Britain's best-known environmentalist excused himself for his strong language in condemning the planned extension of park and ride at Bar End, Winchester.

Noting that land off the old bypass had been traded for land nearby so the motorway could be built, he declared: "We don't need another bloody car park!"

Prof Bellamy was speaking to the Hampshire Chronicle in the Guildhall on Sunday, after taking part in the end of the city's millennium celebrations. Asked to comment on the flooding and whether he thought it was down to global warming, he pointed that that if the temperature rose, more water evaporated. But he added that it was time to look at the whole ecology. Floods, he said, were due to catchment mismanagement.

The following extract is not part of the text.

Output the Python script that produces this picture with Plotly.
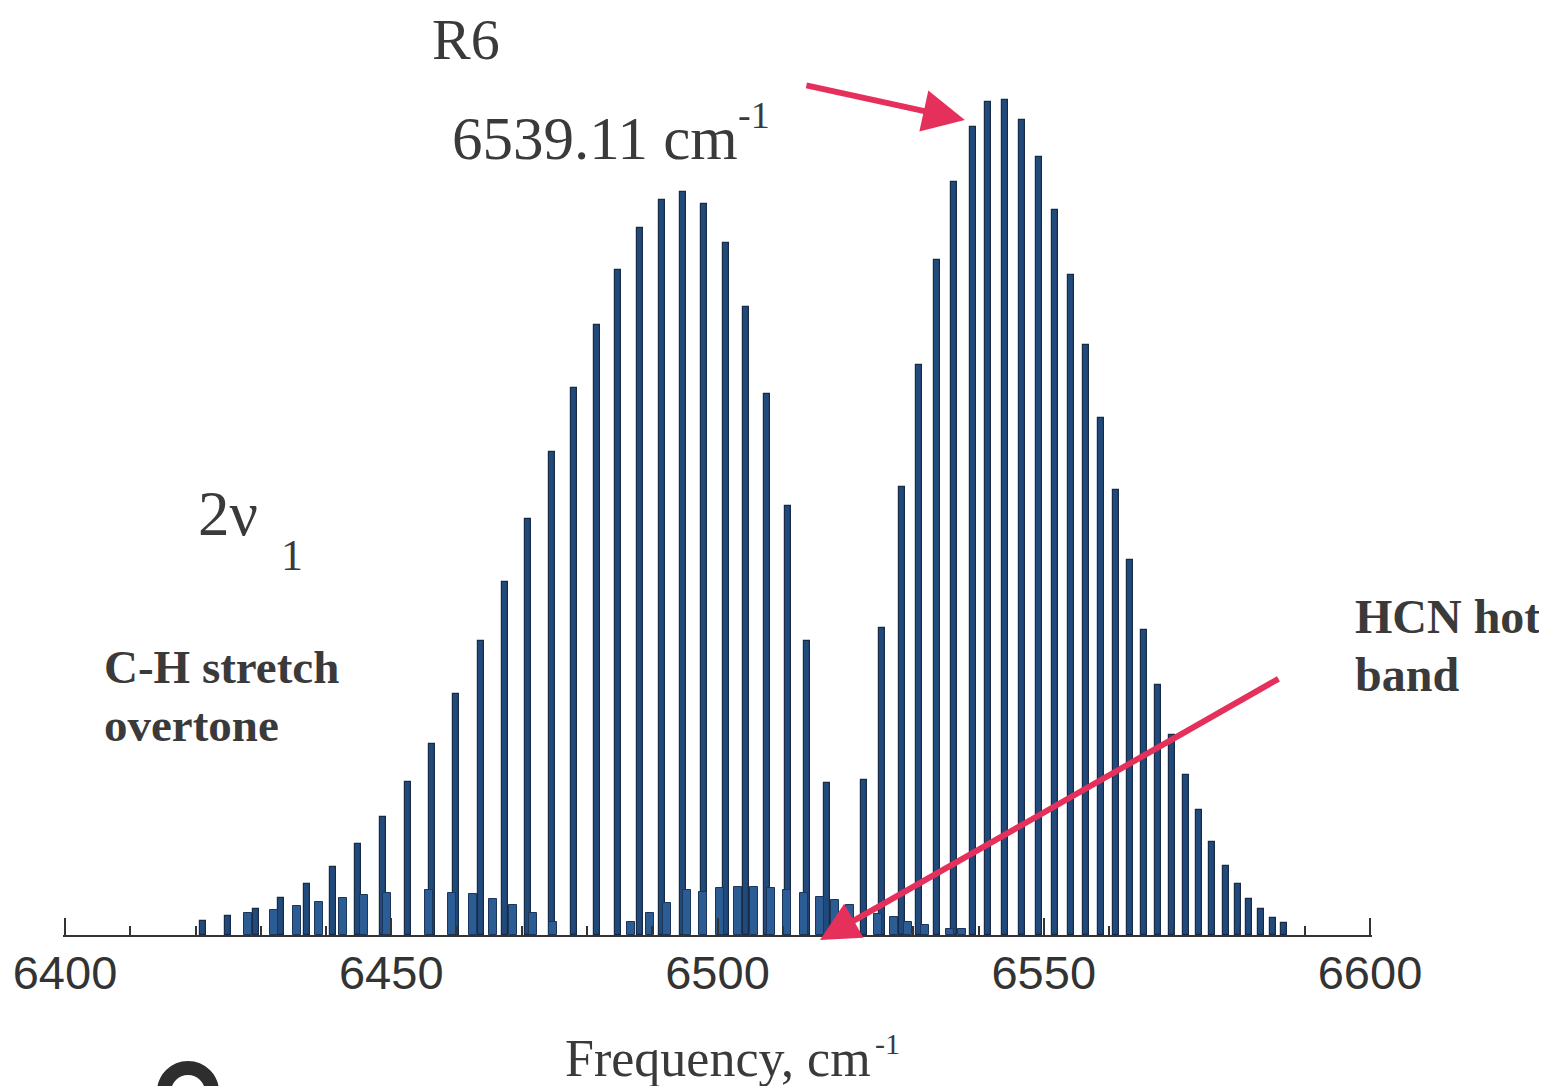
import plotly.graph_objects as go

# ---------------- data ----------------
# Main band 2nu1 lines: frequency (cm-1) and relative intensity (tallest = 100)
p_branch_freq = [6421.15, 6424.98, 6429.27, 6433.10, 6437.09, 6441.07, 6444.90, 6448.74,
                 6452.57, 6456.25, 6459.92, 6463.75, 6467.43, 6470.96, 6474.64, 6478.01,
                 6481.53, 6484.75, 6488.12, 6491.49, 6494.71, 6497.93, 6501.30, 6504.37,
                 6507.59, 6510.80, 6513.72, 6516.78]
p_branch_int = [1.7, 2.3, 3.1, 4.4, 6.1, 8.1, 10.9, 14.1,
                18.3, 22.9, 28.9, 35.2, 42.3, 49.8, 57.8, 65.5,
                73.1, 79.6, 84.7, 88.0, 89.0, 87.5, 82.9, 75.2,
                64.8, 51.4, 35.2, 18.2]

r_branch_freq = [6522.45, 6525.21, 6528.28, 6530.88, 6533.64, 6536.25, 6539.11, 6541.46,
                 6544.06, 6546.67, 6549.27, 6551.72, 6554.18, 6556.48, 6558.77, 6561.07,
                 6563.22, 6565.36, 6567.51, 6569.66, 6571.80, 6573.79, 6575.79, 6577.93,
                 6579.77, 6581.46, 6583.30, 6585.13, 6586.82]
r_branch_int = [18.6, 36.8, 53.7, 68.3, 80.8, 90.2, 96.8, 99.8,
                100.0, 97.6, 93.2, 86.8, 79.0, 70.7, 61.9, 53.3,
                44.9, 36.5, 29.9, 24.0, 19.2, 15.0, 11.1, 8.3,
                6.1, 4.3, 3.1, 2.0, 1.4]

# HCN hot band lines
hot_freq = [6428.05, 6432.03, 6435.56, 6438.93, 6442.61, 6445.82, 6449.35, 6455.79,
            6459.31, 6462.53, 6465.59, 6468.66, 6471.72, 6474.79, 6486.74, 6489.66,
            6492.26, 6495.33, 6497.78, 6500.38, 6503.14, 6505.59, 6508.20, 6510.65,
            6513.26, 6515.71, 6518.01, 6520.31, 6524.60, 6527.05, 6529.20, 6531.80,
            6535.63, 6537.47]
hot_int = [2.6, 3.0, 3.5, 4.0, 4.4, 4.8, 5.0, 5.4,
           5.0, 4.9, 4.3, 3.6, 2.6, 1.6, 1.6, 2.6,
           3.8, 5.4, 5.1, 5.6, 5.7, 5.7, 5.6, 5.4,
           5.0, 4.6, 4.2, 3.6, 2.5, 2.2, 1.6, 1.2,
           0.7, 0.7]

x_ticks = [6400, 6450, 6500, 6550, 6600]
x_tick_labels = ["6400", "6450", "6500", "6550", "6600"]
x_lo, x_hi = 6400, 6600
major_step = 50
minor_step = 10

R6_FREQ = 6539.11

# ---------------- figure ----------------
# the page has an 8 px body margin, so the figure is 8 px smaller on each axis
OFF = 8
SCALE = 1305 / (x_hi - x_lo)        # px per cm-1
PAD = 2                              # px of extra axis on each end so end ticks are kept
W, H = 1547 - OFF, 1086 - OFF
ML, MT = 65 - OFF - PAD, 85 - OFF
PW, PH = 1305 + 2 * PAD, 850
MR, MB = W - ML - PW, H - MT - PH
x_range = [x_lo - PAD / SCALE, x_hi + PAD / SCALE]
YMAX = 101.8


def px_x(px):  # screen pixel -> paper fraction
    return (px - OFF - ML) / PW


def px_y(py):
    return (MT + PH + OFF - py) / PH


ink = "#3a3a3a"
axc = "#333333"
red = "#e5305c"

fig = go.Figure()
fig.add_trace(go.Bar(
    x=p_branch_freq + r_branch_freq, y=p_branch_int + r_branch_int, width=0.9,
    name="2nu1", xaxis="x2", yaxis="y",
    marker=dict(color="#20497c", line=dict(color="#182a44", width=1.2)),
))
fig.add_trace(go.Bar(
    x=hot_freq, y=hot_int, width=1.15, name="hot band", xaxis="x3", yaxis="y",
    marker=dict(color="#2b5c94", line=dict(color="#1d3558", width=1)),
))

tick_axis_common = dict(
    range=x_range, overlaying="x", anchor="y", side="bottom",
    tickmode="linear", tick0=x_lo,
    ticks="inside", tickwidth=2, tickcolor=axc,
    showticklabels=False, showline=False, showgrid=False, zeroline=False,
    automargin=False,
)

fig.update_layout(
    width=W, height=H,
    margin=dict(l=ML, r=MR, t=MT, b=MB, autoexpand=False),
    paper_bgcolor="white", plot_bgcolor="white",
    barmode="overlay", bargap=0,
    showlegend=False,
    xaxis=dict(
        range=x_range, tickmode="array", tickvals=x_ticks, ticktext=x_tick_labels,
        ticks="", showline=True, linecolor=axc, linewidth=2,
        showgrid=False, zeroline=False, automargin=False,
        tickfont=dict(family="Liberation Sans, Arial, sans-serif", size=47, color=axc),
        ticklabelstandoff=-4,
    ),
    xaxis2=dict(dtick=major_step, ticklen=17, **tick_axis_common),
    xaxis3=dict(dtick=minor_step, ticklen=9, **tick_axis_common),
    yaxis=dict(range=[0, YMAX], visible=False, fixedrange=True),
)

serif = "Liberation Serif, Times New Roman, serif"


def text(t, xp, yp, size, bold=False, anchor="left"):
    fig.add_annotation(
        text=f"<b>{t}</b>" if bold else t, xref="paper", yref="paper",
        x=px_x(xp), y=px_y(yp), xanchor=anchor, yanchor="middle",
        showarrow=False, font=dict(family=serif, size=size, color=ink),
    )


text("R6", 430, 40, 58)
text("6539.11 cm", 450, 139, 61)
text("-1", 736, 115, 38)
text("2ν", 196, 514, 63)
text("1", 279, 555, 44)
text("C-H stretch", 102, 667, 47, bold=True)
text("overtone", 102, 725, 47, bold=True)
text("HCN hot", 1353, 616, 48, bold=True)
text("band", 1353, 674, 48, bold=True)
text("Frequency, cm", 563, 1058, 52)
text("-1", 873, 1043, 30)

# cut-off dark glyph fragment at the bottom-left edge
fig.add_shape(type="circle", xref="paper", yref="paper",
              x0=px_x(164), x1=px_x(212), y0=px_y(1116), y1=px_y(1068),
              line=dict(color="#2e2e2e", width=14), fillcolor="rgba(0,0,0,0)")

# arrows
fig.add_annotation(
    x=R6_FREQ - 1.2, y=px_y(120), xref="x", yref="paper",
    ax=-160, ay=-35, axref="pixel", ayref="pixel",
    showarrow=True, arrowhead=2, arrowsize=1.4, arrowwidth=6, arrowcolor=red, text="",
)
fig.add_annotation(
    x=6515.7, y=px_y(940), xref="x", yref="paper",
    ax=460, ay=-262, axref="pixel", ayref="pixel",
    showarrow=True, arrowhead=2, arrowsize=1.3, arrowwidth=6, arrowcolor=red, text="",
)

fig.write_html("out.html")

Pointing to the "massive" road running past Winchester, the M3, he said: "How much more of Winchester is going under concrete? Why don't we have rational use of rivers, with their wetlands? Why does the Government give enormous grants for these roads when it should be giving enormous grants for car- sharing?"

Referring to the fact that European countries wanted the USA, the world's biggest polluter, to have dearer petrol, he went on: "Why castigate the US when Britain and Japan are also selling cars to China? Let's have car-sharing, instead of car building!"

Prof Bellamy called for "the countryside to be put back in good heart" with a better deal for farmers. There should be permanent setaside and watermeadows should again be used as wetlands.

The Bellamy humour was not far away: "In King Alfred's time, it didn't matter if you were flooded," he said, adding: "I live in an old mill. We don't keep anything important on the bottom floor."

He also enthused: "I've just driven a fuel cell car. The only thing it puts in the atmosphere is water."

David Bellamy first hit the news in 1967 when he was consulted after the Torrey Canyon tanker ran aground off Land's End with 120,000 tons of crude oil aboard.

He is renowned worldwide as an environment campaigner and his main spheres of interest are evolution of ecosystems, conservation and sustainable development. He was a speaker in the Winchester millennium debates in February.